This blog series “Partnerships Across Campus” gives you — our partners, collaborators, and clients — an inside perspective on how the professional outreach staff within TU’s applied research and outreach centers work and collaborate with Towson University faculty.
I have been working for the Regional Economic Studies Institute (RESI) at Towson University in various capacities for the last fifteen years, and I have worked on a host of projects. For a few of these projects, we were able to include a faculty member on the team, but this was more the exception than the rule. The challenge we faced at RESI was matching our client’s needs with faculty research agendas and schedules, as many of these projects did not coincide with semester or summer breaks. So, it seemed that RESI was forever consigned to work with faculty only on the off chance that a client’s project and timing coincided with that of a faculty member. This did not seem to be a good way to become more integrated with the university.
In early 2011, while we at RESI were bemoaning the lack of faculty participation, Dr. Ray Lorion was wondering how he was going to fulfill the terms and conditions of a $4.7 million four-year grant awarded to the university as a result of the Maryland State Department of Education’s (MSDE) Race to the Top grant award. Moreover, immediately upon award, MSDE was demanding project schedules and budgets for evaluation plans of proposed programs that had yet to be implemented by MSDE. In addition to being a Dean of one of the larger colleges at Towson University, Dr. Lorion was tasked with writing project plans, preparing budgets, and meeting with various stakeholders for projects that had yet to start.
Through a series of conversations, both Dr. Lorion and I realized that this grant was a perfect opportunity for RESI and the College of Education to collaborate. RESI could devote its project management, technical, and analytical skills to develop the project plans, budgets evaluation processes, and analyses to address the needs of the project. The College of Education would bring in its subject matter experts in education as well as a leadership team to the project. From this, the Center for Application and Innovation Research in Education (CAIRE) at Towson University was firmly established.
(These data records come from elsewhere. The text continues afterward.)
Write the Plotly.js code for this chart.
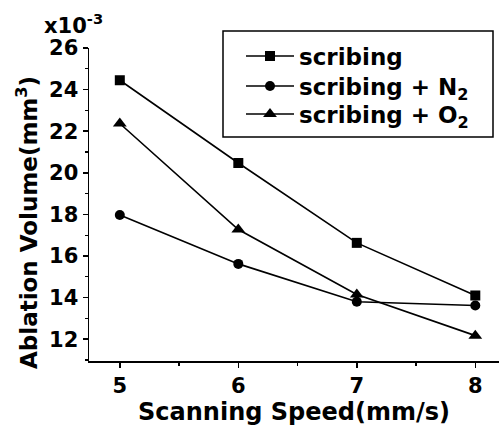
<!DOCTYPE html>
<html><head><meta charset="utf-8">
<script src="https://cdn.plot.ly/plotly-3.0.1.min.js"></script>
<style>body{margin:0;background:#fff}#c{width:499px;height:429px}</style>
</head><body><div id="c"></div>
<script>
const speed = [5, 6, 7, 8];
const scribing = [24.45, 20.47, 16.63, 14.1];
const scribingN2 = [17.97, 15.62, 13.8, 13.62];
const scribingO2 = [22.37, 17.27, 14.15, 12.17];
const seriesNames = ['scribing', 'scribing + N<sub>2</sub>', 'scribing + O<sub>2</sub>'];
const yTicks = [12, 14, 16, 18, 20, 22, 24, 26];
const xTicks = [5, 6, 7, 8];

const F = 'DejaVu Sans, sans-serif';
const symbols = ['square', 'circle', 'triangle-up'];
const sizes = [10, 10, 12];
const legendIds = ['legend', 'legend2', 'legend3'];
const data = [scribing, scribingN2, scribingO2].map((ys, i) => ({
  x: speed, y: ys, type: 'scatter', mode: 'lines+markers', name: seriesNames[i],
  legend: legendIds[i],
  line: {color: '#000', width: 1.6},
  marker: {symbol: symbols[i], size: sizes[i], color: '#000'}
}));

const L = 89, T = 48, W = 410, H = 313;
const px = v => (v - L) / W, py = v => (T + H - v) / H;
const legendRow = yc => ({
  x: px(241), y: py(yc), xanchor: 'left', yanchor: 'middle',
  borderwidth: 0, bgcolor: 'rgba(0,0,0,0)',
  font: {family: F, size: 23, color: '#000', weight: 'bold'},
  itemwidth: 48
});

const layout = {
  width: 499, height: 429,
  margin: {l: L, r: 0, t: T, b: 68},
  paper_bgcolor: '#fff', plot_bgcolor: '#fff',
  font: {family: F, color: '#000'},
  showlegend: true,
  legend: legendRow(56),
  legend2: legendRow(86),
  legend3: legendRow(114),
  shapes: [{
    type: 'rect', xref: 'paper', yref: 'paper',
    x0: px(223), x1: px(493), y0: py(137), y1: py(31),
    line: {color: '#000', width: 1.5}, fillcolor: 'rgba(0,0,0,0)', layer: 'below'
  }],
  xaxis: {
    range: [4.74, 8.2], tickvals: xTicks, ticktext: xTicks.map(String),
    showgrid: false, zeroline: false, showline: true, linecolor: '#000', linewidth: 1.5,
    ticks: 'outside', ticklen: 5, tickwidth: 1.5, tickcolor: '#000',
    minor: {dtick: 0.5, tick0: 5, ticks: 'outside', ticklen: 3, tickwidth: 1.2, tickcolor: '#000'},
    tickfont: {family: F, size: 21, weight: 'bold'},
    title: {text: 'Scanning Speed(mm/s)', font: {family: F, size: 24, weight: 'bold'}, standoff: 5}
  },
  yaxis: {
    range: [10.95, 26], tickvals: yTicks, ticktext: yTicks.map(String),
    showgrid: false, zeroline: false, showline: true, linecolor: '#000', linewidth: 1.5,
    ticks: 'outside', ticklen: 5, tickwidth: 1.5, tickcolor: '#000',
    minor: {dtick: 1, tick0: 12, ticks: 'outside', ticklen: 3, tickwidth: 1.2, tickcolor: '#000'},
    tickfont: {family: F, size: 21, weight: 'bold'}
  },
  annotations: [{
    xref: 'paper', yref: 'paper', x: px(42), y: py(40),
    xanchor: 'left', yanchor: 'bottom', showarrow: false,
    text: 'x10<sup>-3</sup>', font: {family: F, size: 21, weight: 'bold', color: '#000'}
  }, {
    xref: 'paper', yref: 'paper', x: px(27), y: py(223),
    xanchor: 'center', yanchor: 'middle', showarrow: false, textangle: -90,
    text: 'Ablation Volume(mm<sup>3</sup>)', font: {family: F, size: 23, weight: 'bold', color: '#000'}
  }]
};
Plotly.newPlot('c', data, layout, {staticPlot: true});
</script></body></html>
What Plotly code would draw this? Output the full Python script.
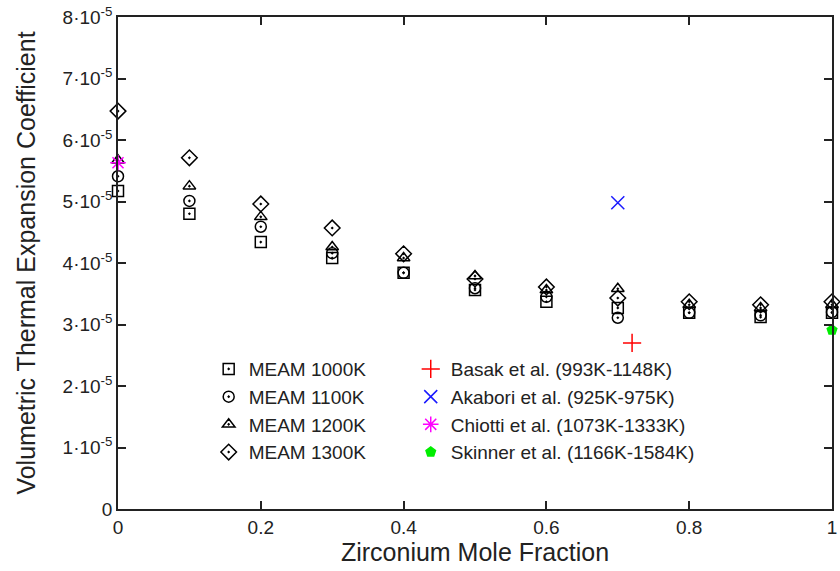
import plotly.graph_objects as go

zr_fraction = [0.0, 0.1, 0.2, 0.3, 0.4, 0.5, 0.6, 0.7, 0.8, 0.9, 1.0]

meam_1000k = [5.17e-5, 4.80e-5, 4.34e-5, 4.08e-5, 3.84e-5, 3.56e-5, 3.37e-5, 3.27e-5, 3.19e-5, 3.12e-5, 3.19e-5]
meam_1100k = [5.41e-5, 5.01e-5, 4.59e-5, 4.16e-5, 3.84e-5, 3.59e-5, 3.45e-5, 3.11e-5, 3.19e-5, 3.15e-5, 3.20e-5]
meam_1200k = [5.67e-5, 5.25e-5, 4.75e-5, 4.26e-5, 4.08e-5, 3.79e-5, 3.56e-5, 3.58e-5, 3.32e-5, 3.27e-5, 3.32e-5]
meam_1300k = [6.47e-5, 5.71e-5, 4.96e-5, 4.57e-5, 4.15e-5, 3.74e-5, 3.61e-5, 3.43e-5, 3.37e-5, 3.32e-5, 3.37e-5]

basak_x, basak_y = [0.72], [2.70e-5]
akabori_x, akabori_y = [0.70], [4.98e-5]
chiotti_x, chiotti_y = [0.0], [5.63e-5]
skinner_x, skinner_y = [1.0], [2.91e-5]

y_tick_vals = [0, 1e-5, 2e-5, 3e-5, 4e-5, 5e-5, 6e-5, 7e-5, 8e-5]
y_tick_text = ["0"] + [f"{i}·10<sup>-5</sup>" for i in range(1, 9)]
x_tick_vals = [0, 0.2, 0.4, 0.6, 0.8, 1.0]
x_tick_text = ["0", "0.2", "0.4", "0.6", "0.8", "1"]

FONT = "Liberation Sans, Arial, sans-serif"
fig = go.Figure()

meam = [
    ("MEAM 1000K", meam_1000k, "square-open-dot", 11),
    ("MEAM 1100K", meam_1100k, "circle-open-dot", 11),
    ("MEAM 1200K", meam_1200k, "triangle-up-open-dot", 11),
    ("MEAM 1300K", meam_1300k, "diamond-open-dot", 12),
]
for name, ys, sym, sz in meam:
    fig.add_trace(go.Scatter(
        x=zr_fraction, y=ys, mode="markers", name=name, legend="legend",
        cliponaxis=False,
        marker=dict(symbol=sym, size=sz, color="black", line=dict(width=1.5, color="black")),
    ))

exper = [
    ("Basak et al. (993K-1148K)", basak_x, basak_y, "cross-thin-open", 13, "#ff0000"),
    ("Akabori et al. (925K-975K)", akabori_x, akabori_y, "x-thin-open", 13, "#1a1aff"),
    ("Chiotti et al. (1073K-1333K)", chiotti_x, chiotti_y, "asterisk-open", 13, "#ff00ff"),
    ("Skinner et al. (1166K-1584K)", skinner_x, skinner_y, "pentagon", 10, "#00ee00"),
]
for name, xs, ys, sym, sz, col in exper:
    fig.add_trace(go.Scatter(
        x=xs, y=ys, mode="markers", name=name, legend="legend2",
        cliponaxis=False,
        marker=dict(symbol=sym, size=sz, color=col, line=dict(width=1.5, color=col)),
    ))

axis_common = dict(
    showline=True, linecolor="#222", linewidth=1.5, mirror="ticks",
    ticks="inside", ticklen=8, tickwidth=1.5, tickcolor="#222",
    showgrid=False, zeroline=False, ticklabeloverflow="allow",
    tickfont=dict(family=FONT, size=19, color="#222"),
)

fig.update_xaxes(range=[0, 1], tickvals=x_tick_vals, ticktext=x_tick_text,
                 title=dict(text="Zirconium Mole Fraction", font=dict(family=FONT, size=25, color="#222"), standoff=2),
                 **axis_common)
fig.update_yaxes(range=[0, 8e-5], tickvals=y_tick_vals, ticktext=y_tick_text,
                 title=dict(text="Volumetric Thermal Expansion Coefficient", font=dict(family=FONT, size=25, color="#222"), standoff=20),
                 **axis_common)

legend_common = dict(
    bgcolor="rgba(0,0,0,0)", borderwidth=0,
    font=dict(family=FONT, size=19, color="#222"),
    yanchor="top", y=0.323, tracegroupgap=0, itemwidth=30,
)
fig.update_layout(
    width=840, height=571,
    margin=dict(l=118, r=3, t=17, b=62),
    plot_bgcolor="white", paper_bgcolor="white",
    showlegend=True,
    legend=dict(x=0.127, xanchor="left", **legend_common),
    legend2=dict(x=0.41, xanchor="left", **legend_common),
)

fig.write_html("out.html")
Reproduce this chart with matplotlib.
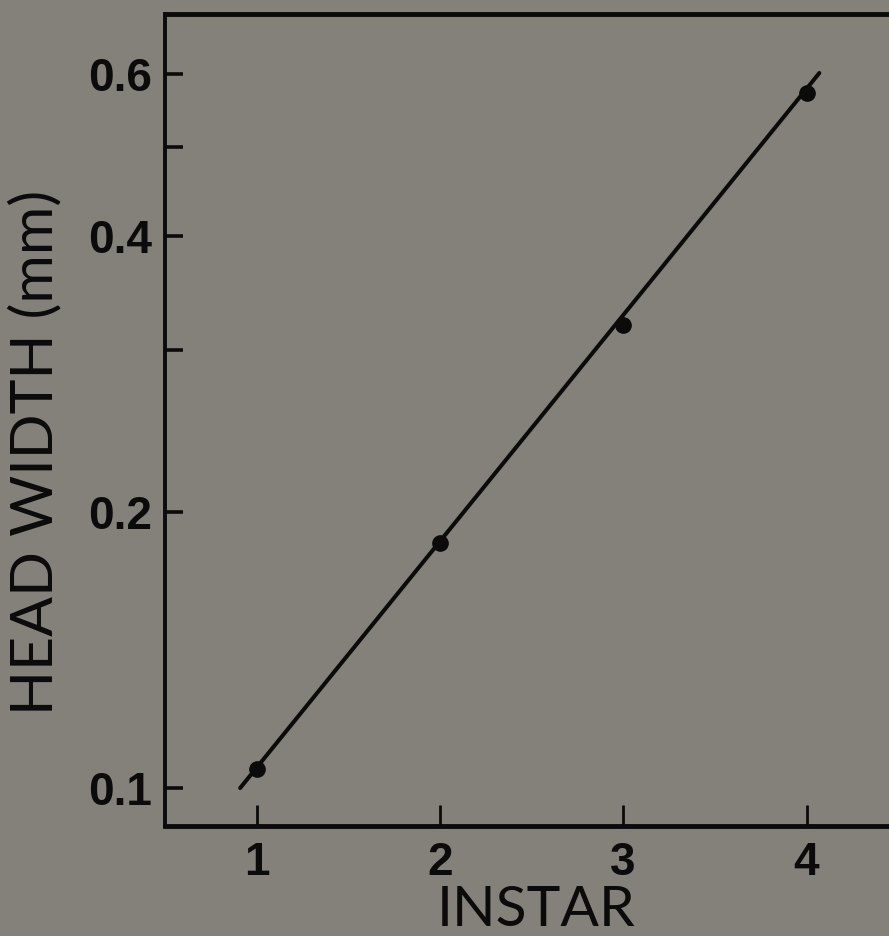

RESI’s contribution to CAIRE is now deep and broad. Their expertise in the management of large projects has been an essential component of CAIRE’s becoming organized and able to recruit, train, and monitor what are now nearly 40 individual applied scientists. Our work involves qualitative, quantitative, and mixed methods evaluation designs. In each of these investigatory modalities, RESI adds expertise and coordination. Through experience with RESI, I have come to appreciate its capabilities in the design, administration, and analysis of large-scale surveys and its capacity to mine large data sets to answer highly focused questions. Its experts can “mine” as well as drill into the data to answer very specific questions from a retrospective as well as prospective perspective.